Even though the decisions to cease to provide in-patient care to the defendant and to require her to leave plainly interfered with her right to respect for private and family life under article 8, the evidence demonstrated that the interference was justified to protect the rights of others who, unlike the defendant, needed in-patient treatment.
The decision to decline in-patient care did not discriminate against the defendant on the ground of her disabilities. The hospital had treated her in the same way as a patient with different disabilities or with none: on the basis of her clinical need for such care. To the extent that that was itself discrimination against those, like the defendant, whose disabilities made them perceive a need for things for which there was no objective need, the discrimination would be justified. In the context of a serious public health emergency, there was no prospect that a challenge based on article 14 could possibly succeed.
Compliance with the duty in section 149 of the 2010 Act was a matter of substance. The fact that there had been no express reference to that duty did not matter. Full attention had been paid to the defendant’s complex needs and every possible reasonable adjustment made. There was no arguable claim under the 2010 Act. Accordingly, the defendant had no sustainable public law defence to the claim.

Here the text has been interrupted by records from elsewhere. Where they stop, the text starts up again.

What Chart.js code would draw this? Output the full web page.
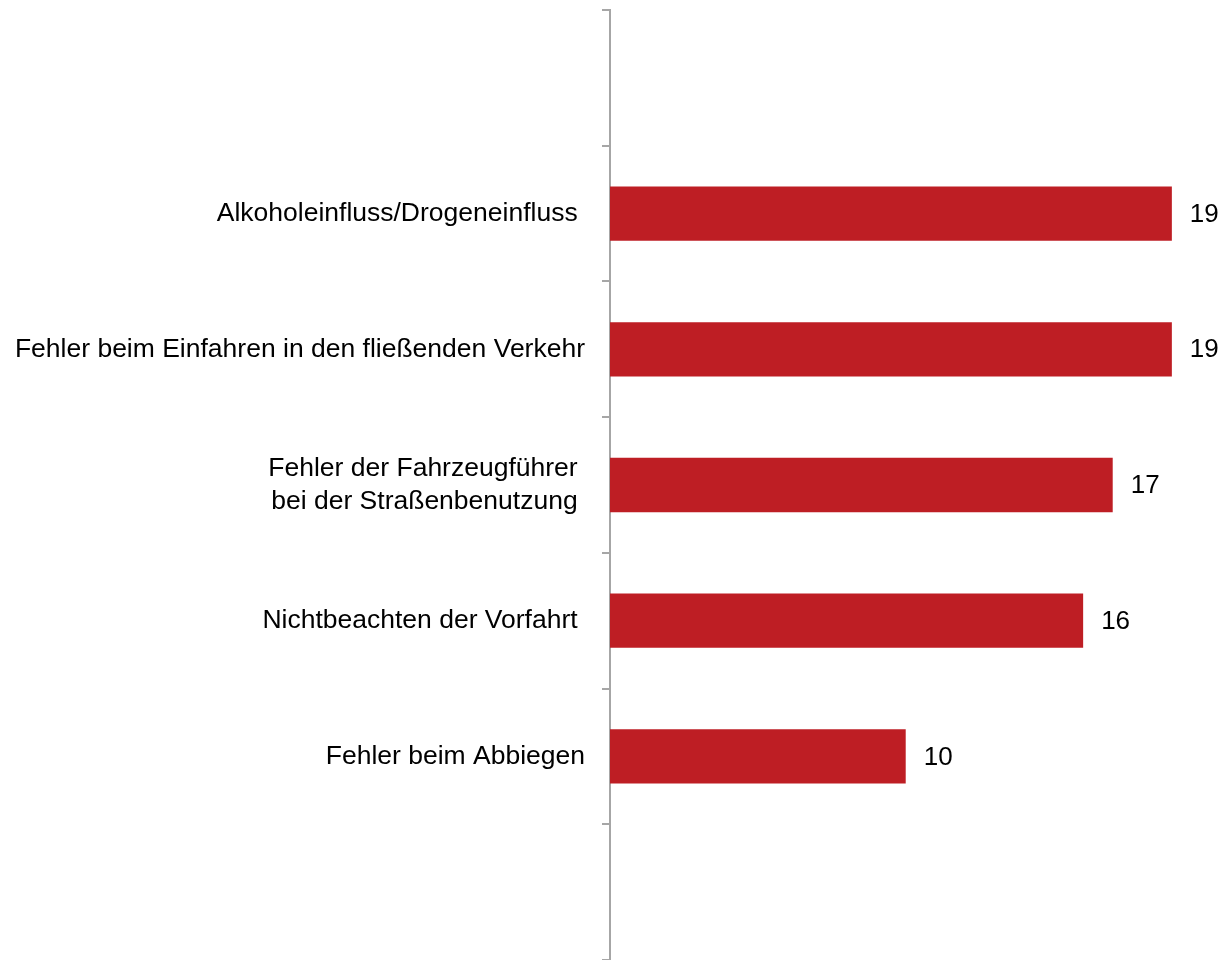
<!DOCTYPE html>
<html lang="de">
  <head>
    <meta charset="UTF-8" />
    <title>Unfallursachen</title>
    <script src="https://cdn.jsdelivr.net/npm/chart.js"></script>
    <style>
      html, body { margin: 0; padding: 0; background: #fff; }
      #wrap { width: 1232px; height: 960px; }
    </style>
  </head>
  <body>
    <div id="wrap"><canvas id="causeChart"></canvas></div>

    <script>
      // Kategorien (erste und letzte Zeile leer wie im Original)
      const categories = [
        "",
        "Alkoholeinfluss/Drogeneinfluss ",
        "Fehler beim Einfahren in den fließenden Verkehr",
        ["Fehler der Fahrzeugführer ", "bei der Straßenbenutzung "],
        "Nichtbeachten der Vorfahrt ",
        "Fehler beim Abbiegen",
        "",
      ];
      const values = [null, 19, 19, 17, 16, 10, null];
      const xMax = 21;

      const barRed = "#BE1E24";
      const axisGray = "#A6A6A6";
      const fontFamily = "Arial, 'Liberation Sans', sans-serif";

      // Werte rechts neben den Balken
      const valueLabels = {
        id: "valueLabels",
        afterDatasetsDraw(chart) {
          const ctx = chart.ctx;
          const meta = chart.getDatasetMeta(0);
          ctx.save();
          ctx.font = "26px " + fontFamily;
          ctx.fillStyle = "#000";
          ctx.textAlign = "left";
          ctx.textBaseline = "middle";
          meta.data.forEach((bar, i) => {
            if (values[i] == null) return;
            ctx.fillText(String(values[i]), bar.x + 18, bar.y + 1);
          });
          ctx.restore();
        },
      };

      const ctx = document.getElementById("causeChart").getContext("2d");
      new Chart(ctx, {
        type: "bar",
        data: {
          labels: categories,
          datasets: [
            {
              label: "Anzahl",
              data: values,
              backgroundColor: barRed,
              borderWidth: 0,
              barPercentage: 0.4,
              categoryPercentage: 1,
            },
          ],
        },
        options: {
          indexAxis: "y",
          responsive: true,
          maintainAspectRatio: false,
          animation: false,
          layout: { padding: { top: 10, right: 1, bottom: 0, left: 0 } },
          plugins: {
            legend: { display: false },
            tooltip: { enabled: false },
          },
          scales: {
            x: {
              display: false,
              min: 0,
              max: xMax,
            },
            y: {
              afterFit(scale) {
                scale.width = 610;
                scale.paddingTop = 0;
                scale.paddingBottom = 0;
              },
              border: { display: true, color: axisGray, width: 2 },
              grid: {
                offset: true,
                drawOnChartArea: false,
                drawTicks: true,
                tickLength: 8,
                color: axisGray,
                lineWidth: 2,
              },
              ticks: {
                padding: 17,
                color: "#000",
                font: { family: fontFamily, size: 26.5, lineHeight: 1.25 },
                autoSkip: false,
              },
            },
          },
        },
        plugins: [valueLabels],
      });
    </script>
  </body>
</html>
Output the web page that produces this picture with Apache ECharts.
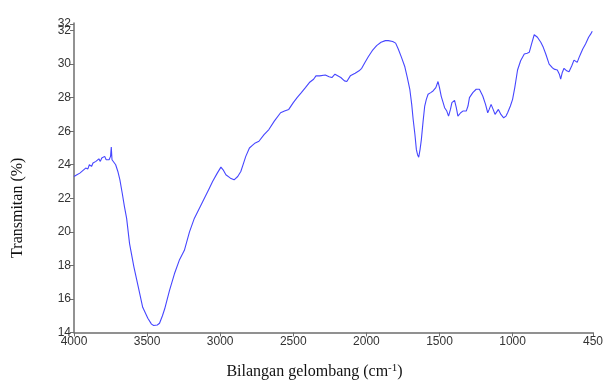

(4) It was clear that there was no defence to the claimant’s case which inevitably skewed the balance of convenience in the claimant’s favour. But even if the defendant’s public law arguments had a real prospect of success, the ordinary balance of convenience would still fall decisively in the claimant’s favour. On the one hand, the consequence of relief being granted was that not that the defend would be left without care. On the other hand, in the context of the current public health emergency, the consequence of relief not being granted might be that another patient with a neurological condition might not be able to receive that care.
Simon Sinnatt (instructed by Hempsons) appeared for the claimant; Russell Holland (instructed by Direct Access) appeared for the defendant.